Ashok Leyland to have smooth drive due to diversification: Sumantran

The company has invested heavily in adjacent businesses; expects leadership position in domestic, international markets

T E Narasimhan Chennai
Last Updated : Jul 19 2013 | 12:47 PM IST

 

The commercial vehicle major Ashok Leyland, which has been facing tough market conditions, has said that its diversification in adjacent businesses will help the company in the long run. The company has said that it has invested heavily in these businesses and expects leadership position, not only in the domestic market but also in overseas in some of those businesses.
 
V Sumantran, vice chairman, Ashok Leyland said that in the last few years the company has been investing heavily in areas, where the company not only saw potential and relates to core business, but also high-margins.
 
“While our focus will be on the core business, we added some bright adjacency businesses, then went to critical vertical integration with power trains and for future needs, entered into emission and other technologies related areas. It may look some pattern to the madness, but these are related to our business and if we master this, we will be the master and will be the best automobile company,” says Sumantran.
 
The diversifications include company's foray into Light Commercial Vehicle (LCV) business along with Japanese auto major Nissan, in which around Rs 2,500 crore has been committed.
 
“It has been a good start, on the first year itself we have sold 35,000 units of “Dost” and now 50,000 units of Dost are on the roads”.
 
On Tuesday, a new MPV named Stile was launched and four more products are in the pipeline, which will also be exported.
 
In 2011, Ashok Leyland launched the first product and now it claims it captured 19% of Dost segment market across the country and 28% market share in the states which it operates.
 
“We could not go pan-India, due to our capacity constrain,” said Sumantran.
 
Similarly, in the backhoe loader segment, which came from its construction equipment JV with John Deere, Ashok Leyland claims it got No,2 in some of the important markets and already the product getting a good conversion from competition products.
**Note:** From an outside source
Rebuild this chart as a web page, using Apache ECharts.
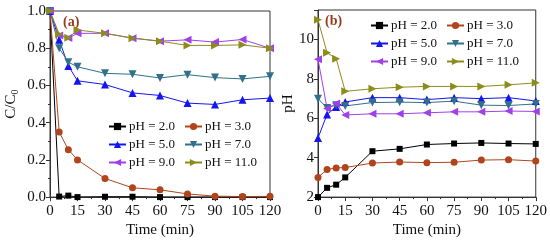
<!DOCTYPE html>
<html lang="en">

<head>
    <meta charset="UTF-8">
    <script src="https://cdn.jsdelivr.net/npm/echarts@6/dist/echarts.min.js"></script>
    <title>pH effect</title>
    <style>
        body { margin: 0; background: #fff; }
        #myChart { width: 550px; height: 243px; }
    </style>
</head>

<body>
    <div id="myChart"></div>
    <script>
        // sampling times (min)
        var time = [0, 5, 10, 15, 30, 45, 60, 75, 90, 105, 120];
        var names = ['pH = 2.0', 'pH = 3.0', 'pH = 5.0', 'pH = 7.0', 'pH = 9.0', 'pH = 11.0'];

        // (a) C/C0
        var ratio2 = [1.0, 0.003, 0.008, 0.0, 0.002, 0.002, 0.0, 0.0, 0.0, 0.0, 0.0];
        var ratio3 = [1.0, 0.35, 0.255, 0.20, 0.10, 0.05, 0.039, 0.017, 0.005, 0.003, 0.004];
        var ratio5 = [1.0, 0.845, 0.705, 0.625, 0.605, 0.56, 0.546, 0.505, 0.498, 0.523, 0.532];
        var ratio7 = [1.0, 0.80, 0.725, 0.70, 0.665, 0.66, 0.64, 0.658, 0.642, 0.635, 0.649];
        var ratio9 = [1.0, 0.868, 0.855, 0.88, 0.88, 0.854, 0.838, 0.845, 0.833, 0.847, 0.80];
        var ratio11 = [1.0, 0.875, 0.856, 0.898, 0.88, 0.854, 0.838, 0.815, 0.815, 0.818, 0.80];

        // (b) solution pH
        var ph2 = [2.0, 2.47, 2.63, 3.0, 4.33, 4.45, 4.67, 4.72, 4.75, 4.72, 4.7];
        var ph3 = [3.0, 3.4, 3.48, 3.5, 3.73, 3.78, 3.75, 3.77, 3.88, 3.9, 3.83];
        var ph5 = [5.0, 6.2, 6.58, 6.83, 7.05, 7.05, 6.95, 7.05, 7.0, 7.05, 6.88];
        var ph7 = [7.0, 6.53, 6.67, 6.63, 6.8, 6.82, 6.8, 6.87, 6.67, 6.65, 6.73];
        var ph9 = [9.0, 6.5, 6.75, 6.17, 6.23, 6.23, 6.28, 6.33, 6.33, 6.37, 6.35];
        var ph11 = [11.0, 9.33, 9.03, 7.37, 7.5, 7.58, 7.62, 7.62, 7.62, 7.7, 7.8];

        var font = "'Liberation Serif', 'Times New Roman', serif";
        var styles = [
            { color: '#000000', symbol: 'rect', size: 6, rotate: 0 },
            { color: '#b0441c', symbol: 'circle', size: 7, rotate: 0 },
            { color: '#1515ee', symbol: 'triangle', size: 8, rotate: 0 },
            { color: '#32708a', symbol: 'triangle', size: 8, rotate: 180 },
            { color: '#a040e8', symbol: 'triangle', size: 8, rotate: 90 },
            { color: '#8c8c1c', symbol: 'triangle', size: 8, rotate: -90 }
        ];

        function pairs(vals) {
            return time.map((t, i) => [t, vals[i]]);
        }

        function makeSeries(list, idx) {
            return list.map((vals, i) => ({
                name: names[i],
                type: 'line',
                xAxisIndex: idx,
                yAxisIndex: idx,
                data: pairs(vals),
                symbol: styles[i].symbol,
                symbolSize: styles[i].size,
                symbolRotate: styles[i].rotate,
                showAllSymbol: true,
                animation: false,
                itemStyle: { color: styles[i].color },
                lineStyle: { color: styles[i].color, width: 1 }
            }));
        }

        function xAxis(idx) {
            return {
                type: 'value',
                gridIndex: idx,
                min: 0,
                max: 120,
                interval: 15,
                name: 'Time (min)',
                nameLocation: 'middle',
                nameGap: 24,
                nameTextStyle: { fontFamily: font, fontSize: 15, color: '#111' },
                axisLine: { lineStyle: { color: '#333' } },
                axisTick: { inside: false, length: 4, lineStyle: { color: '#333' } },
                minorTick: { show: true, splitNumber: 2, length: 2, lineStyle: { color: '#333' } },
                splitLine: { show: false },
                axisLabel: { fontFamily: font, fontSize: 15, color: '#111', margin: 6 }
            };
        }

        var dom = document.getElementById('myChart');
        var myChart = echarts.init(dom);

        var legendBase = {
            data: names,
            orient: 'horizontal',
            padding: 0,
            itemWidth: 17,
            itemHeight: 9,
            itemGap: 5,
            textStyle: { fontFamily: font, fontSize: 13, color: '#111', lineHeight: 13, width: 50, padding: [0, 0, 0, -2] }
        };

        var option = {
            animation: false,
            grid: [
                { left: 50, top: 11, width: 220, height: 188, show: true, borderColor: '#333', borderWidth: 1, backgroundColor: 'transparent' },
                { left: 318, top: 10, width: 219, height: 190, show: true, borderColor: '#333', borderWidth: 1, backgroundColor: 'transparent' }
            ],
            legend: [
                Object.assign({}, legendBase, { left: 108, top: 120, width: 160 }),
                Object.assign({}, legendBase, { left: 370, top: 19, width: 165 })
            ],
            xAxis: [xAxis(0), xAxis(1)],
            yAxis: [{
                type: 'value',
                gridIndex: 0,
                min: 0,
                max: 1.0,
                interval: 0.2,
                name: '{a|C/C}{s|0}',
                nameLocation: 'middle',
                nameGap: 30,
                nameTextStyle: {
                    rich: {
                        a: { fontFamily: font, fontSize: 15, color: '#111' },
                        s: { fontFamily: font, fontSize: 10, color: '#111', verticalAlign: 'bottom', padding: [8, 0, 0, 0] }
                    }
                },
                axisLine: { show: true, lineStyle: { color: '#333' } },
                axisTick: { show: true, length: 4, lineStyle: { color: '#333' } },
                minorTick: { show: true, splitNumber: 2, length: 2, lineStyle: { color: '#333' } },
                splitLine: { show: false },
                axisLabel: {
                    fontFamily: font, fontSize: 15, color: '#111', margin: 4,
                    formatter: v => v.toFixed(1)
                }
            }, {
                type: 'value',
                gridIndex: 1,
                min: 2,
                max: 11.5,
                interval: 2,
                name: 'pH',
                nameLocation: 'middle',
                nameGap: 22,
                nameTextStyle: { fontFamily: font, fontSize: 15, color: '#111' },
                axisLine: { show: true, lineStyle: { color: '#333' } },
                axisTick: { show: true, length: 4, lineStyle: { color: '#333' } },
                minorTick: { show: true, splitNumber: 2, length: 2, lineStyle: { color: '#333' } },
                splitLine: { show: false },
                axisLabel: {
                    fontFamily: font, fontSize: 15, color: '#111', margin: 4,
                    formatter: v => (v % 2 === 0 ? String(v) : '')
                }
            }],
            graphic: [{
                type: 'text', left: 63, top: 15,
                style: { text: '(a)', fontFamily: font, fontSize: 14, fontWeight: 'bold', fill: '#9a3a1c' }
            }, {
                type: 'text', left: 325, top: 14,
                style: { text: '(b)', fontFamily: font, fontSize: 14, fontWeight: 'bold', fill: '#9a3a1c' }
            }],
            series: makeSeries([ratio2, ratio3, ratio5, ratio7, ratio9, ratio11], 0)
                .concat(makeSeries([ph2, ph3, ph5, ph7, ph9, ph11], 1))
        };
        myChart.setOption(option);
    </script>
</body>

</html>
The JV attracted investment to the tune of Rs 250 crore.
 
On technology and engineering, the footprint was through Albonair, a German subsidiary which works on reducing vehicle emissions and Defiance Technologies, which provide Engineering, Manufacturing and Enterprise (EME) Services and Solutions for Automotive clients.
 
It may be noted Defiance Technologies is working with Nissan to help develop a small car.
 
“Defiance is opening our eyes and that was evident from the recognition we got from Nissan,” said Sumantran, who set a mandate to the company that only 15% of the business should come from the Group companies.
 
As far as Albonair goes, in which the company has invested Euro 40 million, Sumantran said the German subsidiary got around 160 people and working on affordable technologies to reduce emissions for both Indian and global markets.
 
In 2006, the company was started when Ashok Leyland saw emission regime coming in 2010 expecting significant volume of product require BS IV. “In 2006, we were worried how to develop an affordable technology, since the company cant go with expensive European cost and that is when this company was born to help to control the cost”.
 
The German arm claims it has become a single source supplier to a large European truck market and Sumantran expects the company will capture 24% share in Europe in emission control systems by 2017.
 
“If you see our diversification, their will be a pattern and they are not only related to our core business and strength, but also high-margin businesses. For instance construction equipment got better margins compared to two-wheelers or passenger cars. Our approach is right and we are investing in right areas,” said Sumantran.